Summary
Infectious diseases remain a serious threat to human lives. According to World Health Organization, ca. 15%
of all human deaths are caused by infections. To control and prevent infectious diseases, vaccination has been
proved to be the most economical and effective strategy. For a vaccine to work effectively and provoke a lasting
protection against a pathogen, it needs to be formulated with an adjuvant—the substance that can boost immune
responses and enhance the effectiveness of vaccines. However, currently, the available choices of adjuvant are
limited, and the few adjuvants that have been approved for human use are complex mixtures with largely unknow
action mechanisms or restricted application scopes. More significantly, they do not exhibit sufficient efficacy for
many vaccines in development. To meet the growing demands from various vaccine development and vaccination
programs, it is urgent and important to improve the diversities of our toolbox of adjuvants.

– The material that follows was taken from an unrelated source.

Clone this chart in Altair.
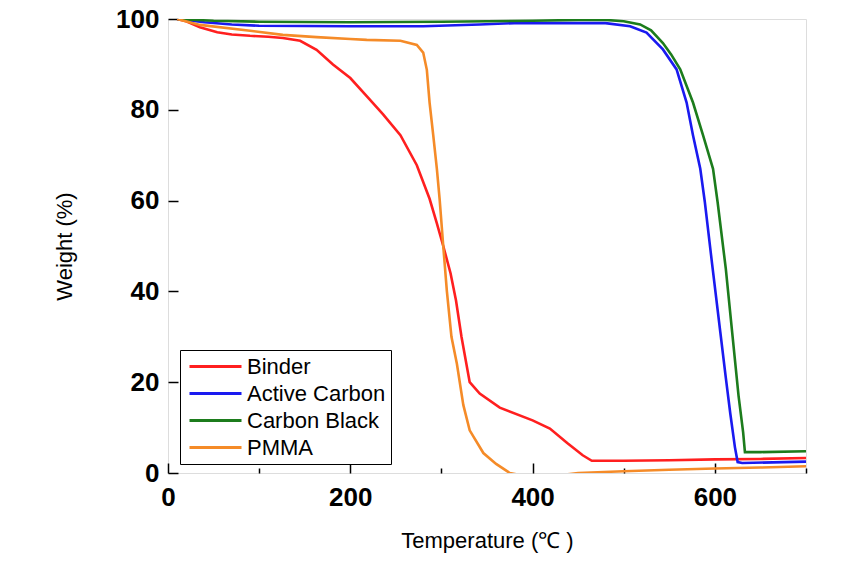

This project intends to address the above-mentioned issue through design and development of a novel class
of adjuvants, known as “conjugate adjuvants”, which have the 2,4-nitrodiphenyl (DNP) epitope covalently coupled
with monophosphoryl lipid A (MPLA). Both DNP and MPLA are very potent immunostimulants, but they boost the
immune system via different mechanisms and pathways—DNP enhances immune responses through recruiting
endogenous DNP antibodies naturally existing in the human serum, whilst MPLA stimulates the immune system
through interactions with toll-like receptor 4. In addition, covalent conjugation of DNP with MPLA will ensure their
co-localization and concerted action on and in the same immune cells, and the recruited DNP antibodies can also
attract more immune cells to the vaccination site to further increase the vaccine—immune cell interaction. All these
activities can help enhance the immunostimulating functions of these conjugates to show a synergistic effect and
become more effective adjuvants with a broader application scope.

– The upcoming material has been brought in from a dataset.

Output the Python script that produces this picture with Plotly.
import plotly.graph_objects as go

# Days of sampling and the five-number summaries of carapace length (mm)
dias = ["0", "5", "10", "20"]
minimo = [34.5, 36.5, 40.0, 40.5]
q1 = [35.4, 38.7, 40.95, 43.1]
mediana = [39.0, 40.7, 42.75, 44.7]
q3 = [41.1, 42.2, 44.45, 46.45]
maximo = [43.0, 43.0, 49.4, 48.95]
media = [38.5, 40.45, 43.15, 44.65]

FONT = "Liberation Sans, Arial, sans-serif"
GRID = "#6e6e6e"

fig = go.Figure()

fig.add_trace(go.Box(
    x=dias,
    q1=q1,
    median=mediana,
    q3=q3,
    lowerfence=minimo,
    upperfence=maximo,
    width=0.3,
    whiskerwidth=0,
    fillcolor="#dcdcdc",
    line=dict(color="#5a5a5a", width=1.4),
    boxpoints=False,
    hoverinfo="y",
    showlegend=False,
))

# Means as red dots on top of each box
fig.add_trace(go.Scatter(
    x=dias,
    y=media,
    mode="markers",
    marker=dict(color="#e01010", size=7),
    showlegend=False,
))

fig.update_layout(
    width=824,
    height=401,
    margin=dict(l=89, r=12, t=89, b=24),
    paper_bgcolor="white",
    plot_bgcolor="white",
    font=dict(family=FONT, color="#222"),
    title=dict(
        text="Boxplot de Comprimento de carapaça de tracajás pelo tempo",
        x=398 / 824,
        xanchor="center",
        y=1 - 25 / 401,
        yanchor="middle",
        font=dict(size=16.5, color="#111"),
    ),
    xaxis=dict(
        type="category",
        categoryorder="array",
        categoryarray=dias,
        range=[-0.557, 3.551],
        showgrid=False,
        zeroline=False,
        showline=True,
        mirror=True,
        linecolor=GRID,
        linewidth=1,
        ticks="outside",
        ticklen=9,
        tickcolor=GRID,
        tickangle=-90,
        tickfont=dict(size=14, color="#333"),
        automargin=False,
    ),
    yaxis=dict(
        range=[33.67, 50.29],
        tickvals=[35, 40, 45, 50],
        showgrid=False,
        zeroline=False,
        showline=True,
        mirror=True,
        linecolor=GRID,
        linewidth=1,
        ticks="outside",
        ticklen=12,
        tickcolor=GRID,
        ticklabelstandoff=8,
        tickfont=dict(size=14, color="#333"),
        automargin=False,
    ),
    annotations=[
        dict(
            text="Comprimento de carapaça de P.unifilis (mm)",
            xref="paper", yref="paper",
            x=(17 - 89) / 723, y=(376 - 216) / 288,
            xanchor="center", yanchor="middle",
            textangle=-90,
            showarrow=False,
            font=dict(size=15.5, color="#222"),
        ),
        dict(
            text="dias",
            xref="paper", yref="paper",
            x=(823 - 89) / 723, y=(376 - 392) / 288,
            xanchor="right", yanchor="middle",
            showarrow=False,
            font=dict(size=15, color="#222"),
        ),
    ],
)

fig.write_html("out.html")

Accordingly, a series of MPLA-DNP conjugates with DNP linked to MPLA at different positions and by different
linkers are designed and will be studied in this project. Efficient synthetic methods will be developed to access
these conjugates, and the synthesized MPLA-DNP conjugates will be evaluated in vitro and in mice to validate the
synergistic effect and the capacities of these new adjuvants in boosting immune responses to vaccines and to gain
a better understanding of the induced immune responses and the action mechanisms. If this project reaches its
goal, it will result in the discovery of new and more effective adjuvants, which are applicable to not only vaccines
against infectious diseases but also immunotherapies for other diseases. In addition, the innovative “conjugate
adjuvant” concept will be widely applicable to other adjuvants or immunostimulants as well. The new adjuvants
have well-defined structures, which will enable the investigation of their structure-activity relationships and action
mechanisms. The results should be useful to guide future development of new adjuvants. Therefore, this project
will have a big and broad impact on the whole field of vaccine research.